GOAL OF THE EXERCISE
Reproduce the listing below exactly, beginning with its first line and ending with the line that holds "const rows = categories.map((c, i)"; pictures are not part of the copy.
######
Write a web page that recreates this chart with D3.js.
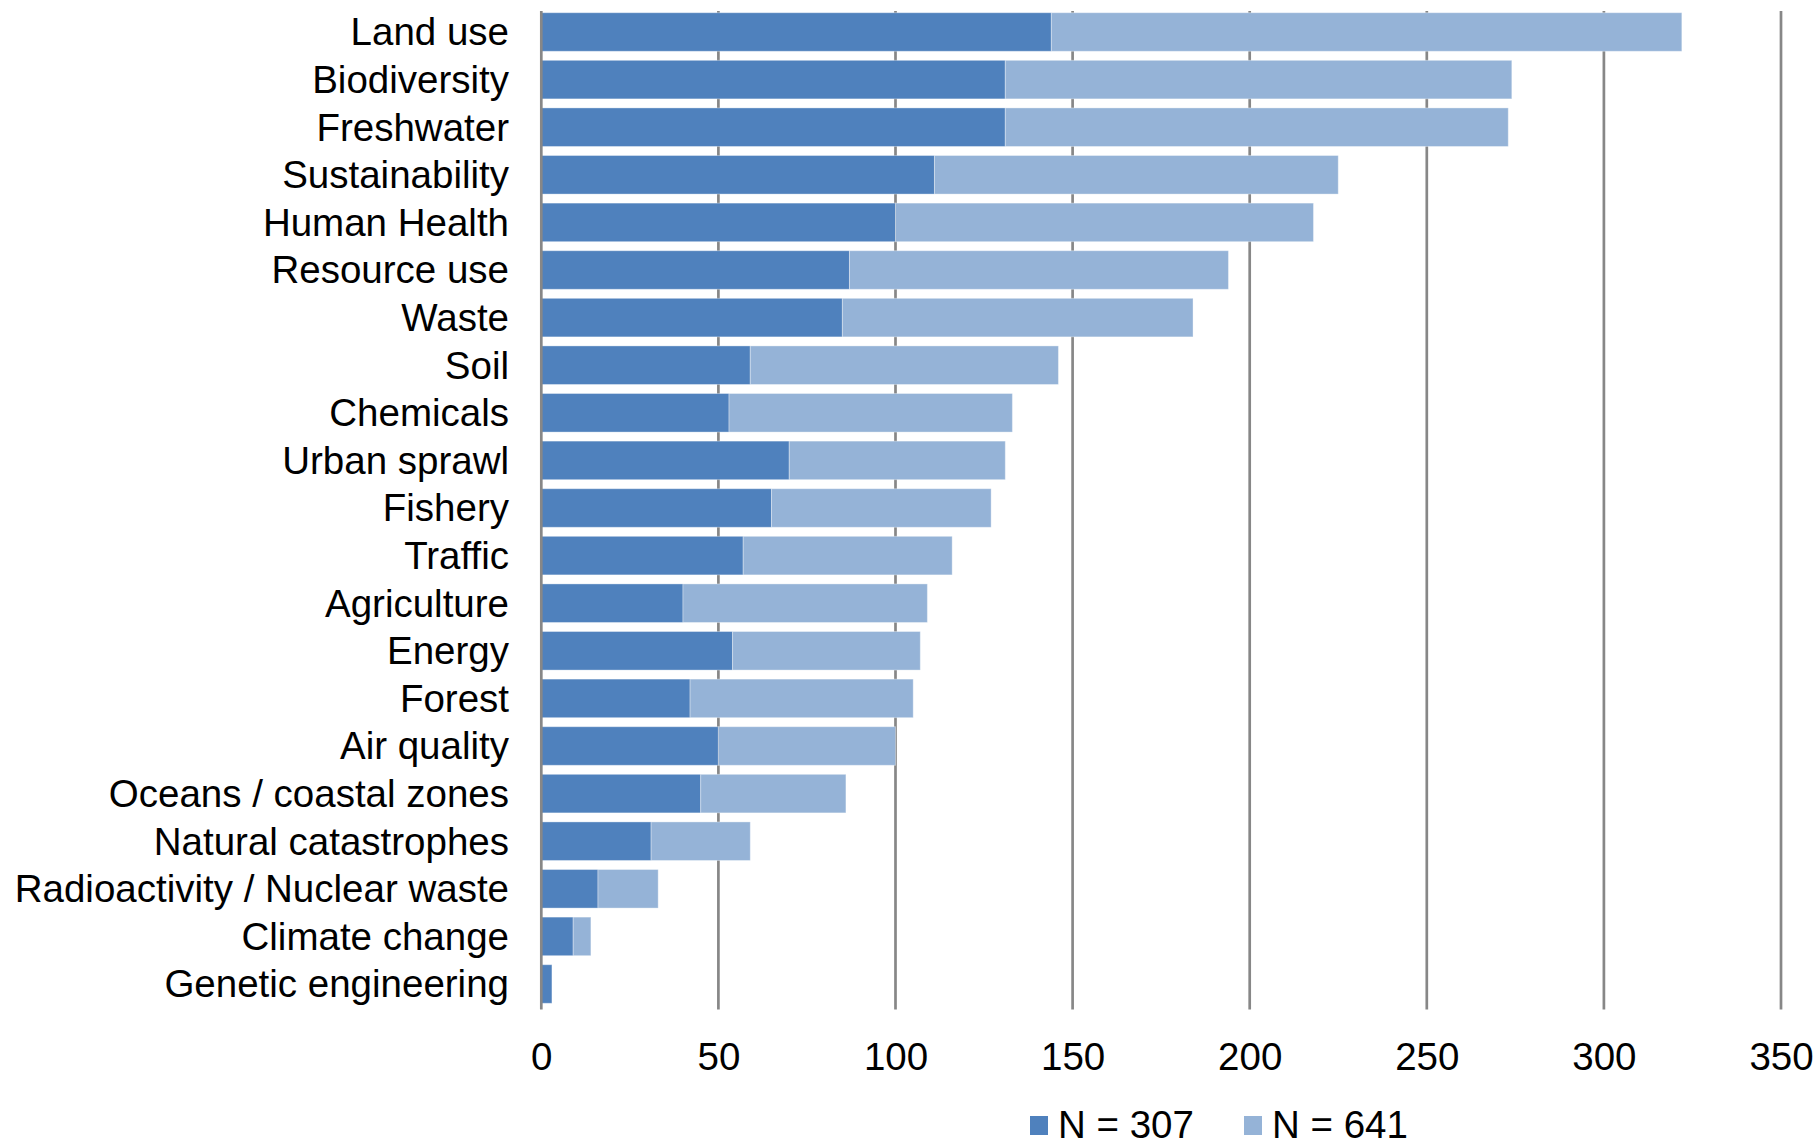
<!DOCTYPE html>
<html>
<head>
<meta charset="utf-8">
<script src="https://cdn.jsdelivr.net/npm/d3@7"></script>
<style>
  html, body { margin: 0; padding: 0; background: #ffffff; }
  svg { display: block; }
  text { font-family: "Liberation Sans", Arial, sans-serif; fill: #000; }
</style>
</head>
<body>
<svg id="chart" width="1818" height="1148"></svg>
<script>
// Environmental topics, ordered by total number of mentions
const categories = [
  "Land use", "Biodiversity", "Freshwater", "Sustainability", "Human Health",
  "Resource use", "Waste", "Soil", "Chemicals", "Urban sprawl", "Fishery",
  "Traffic", "Agriculture", "Energy", "Forest", "Air quality",
  "Oceans / coastal zones", "Natural catastrophes",
  "Radioactivity / Nuclear waste", "Climate change", "Genetic engineering"
];
// Counts per sample
const sampleA = [144, 131, 131, 111, 100, 87, 85, 59, 53, 70, 65, 57, 40, 54, 42, 50, 45, 31, 16, 9, 3];
const sampleB = [178, 143, 142, 114, 118, 107, 99, 87, 80, 61, 62, 59, 69, 53, 63, 50, 41, 28, 17, 5, 0];
const seriesNames = ["N = 307", "N = 641"];
const seriesColors = ["#4f81bd", "#95b3d7"];
const tickValues = [0, 50, 100, 150, 200, 250, 300, 350];

const rows = categories.map((c, i) => ({ cat: c, a: sampleA[i], b: sampleB[i] }));

const svg = d3.select("#chart");
const plotLeft = 541.3, plotRight = 1781, plotTop = 11, plotBottom = 1009.5;
const fontSize = 38.5;

const x = d3.scaleLinear().domain([0, 350]).range([plotLeft, plotRight]);
const y = d3.scaleBand().domain(categories).range([8.2, 1007.8])
  .paddingInner(0.19).paddingOuter(0.095);

// vertical gridlines
svg.append("g").selectAll("line")
  .data(tickValues.filter(v => v > 0))
  .join("line")
  .attr("x1", d => x(d)).attr("x2", d => x(d))
  .attr("y1", plotTop).attr("y2", plotBottom)
  .attr("stroke", "#878787").attr("stroke-width", 2.7);

// stacked bars
const stack = d3.stack().keys(["a", "b"]);
const layers = stack(rows);
svg.append("g").selectAll("g")
  .data(layers)
  .join("g")
  .attr("fill", (d, i) => seriesColors[i])
  .selectAll("rect")
  .data(d => d.filter(s => s[1] > s[0]))
  .join("rect")
  .attr("x", d => x(d[0]))
  .attr("width", d => x(d[1]) - x(d[0]))
  .attr("y", d => y(d.data.cat))
  .attr("height", y.bandwidth())
  .attr("stroke", "rgba(255,255,255,0.35)")
  .attr("stroke-width", 1);

// value axis line at zero
svg.append("line")
  .attr("x1", x(0)).attr("x2", x(0))
  .attr("y1", plotTop).attr("y2", plotBottom)
  .attr("stroke", "#878787").attr("stroke-width", 2.7);

// category labels
svg.append("g").selectAll("text")
  .data(categories)
  .join("text")
  .attr("x", 509)
  .attr("y", d => y(d) + y.bandwidth() / 2 + fontSize * 0.35)
  .attr("text-anchor", "end")
  .style("font-size", fontSize + "px")
  .text(d => d);

// tick labels along the bottom
const xAxis = d3.axisBottom(x).tickValues(tickValues).tickSize(0).tickPadding(0);
const axisG = svg.append("g").attr("transform", `translate(0, ${plotBottom})`).call(xAxis);
axisG.select(".domain").remove();
axisG.selectAll("text")
  .attr("dy", null)
  .attr("y", 1069.5 - plotBottom)
  .style("font-size", fontSize + "px")
  .style("font-family", '"Liberation Sans", Arial, sans-serif')
  .attr("fill", "#000");

// legend
const legendX = [1030, 1244];
const legend = svg.append("g").selectAll("g")
  .data(seriesNames)
  .join("g")
  .attr("transform", (d, i) => `translate(${legendX[i]}, 0)`);
legend.append("rect")
  .attr("x", 0).attr("y", 1116).attr("width", 18).attr("height", 19)
  .attr("fill", (d, i) => seriesColors[i]);
legend.append("text")
  .attr("x", 28).attr("y", 1138)
  .style("font-size", fontSize + "px")
  .text(d => d);
</script>
</body>
</html>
######
WRITTEN ANSWER
Write a web page that recreates this chart with D3.js.
<!DOCTYPE html>
<html>
<head>
<meta charset="utf-8">
<script src="https://cdn.jsdelivr.net/npm/d3@7"></script>
<style>
  html, body { margin: 0; padding: 0; background: #ffffff; }
  svg { display: block; }
  text { font-family: "Liberation Sans", Arial, sans-serif; fill: #000; }
</style>
</head>
<body>
<svg id="chart" width="1818" height="1148"></svg>
<script>
// Environmental topics, ordered by total number of mentions
const categories = [
  "Land use", "Biodiversity", "Freshwater", "Sustainability", "Human Health",
  "Resource use", "Waste", "Soil", "Chemicals", "Urban sprawl", "Fishery",
  "Traffic", "Agriculture", "Energy", "Forest", "Air quality",
  "Oceans / coastal zones", "Natural catastrophes",
  "Radioactivity / Nuclear waste", "Climate change", "Genetic engineering"
];
// Counts per sample
const sampleA = [144, 131, 131, 111, 100, 87, 85, 59, 53, 70, 65, 57, 40, 54, 42, 50, 45, 31, 16, 9, 3];
const sampleB = [178, 143, 142, 114, 118, 107, 99, 87, 80, 61, 62, 59, 69, 53, 63, 50, 41, 28, 17, 5, 0];
const seriesNames = ["N = 307", "N = 641"];
const seriesColors = ["#4f81bd", "#95b3d7"];
const tickValues = [0, 50, 100, 150, 200, 250, 300, 350];

const rows = categories.map((c, i) => ({ cat: c, a: sampleA[i], b: sampleB[i] }));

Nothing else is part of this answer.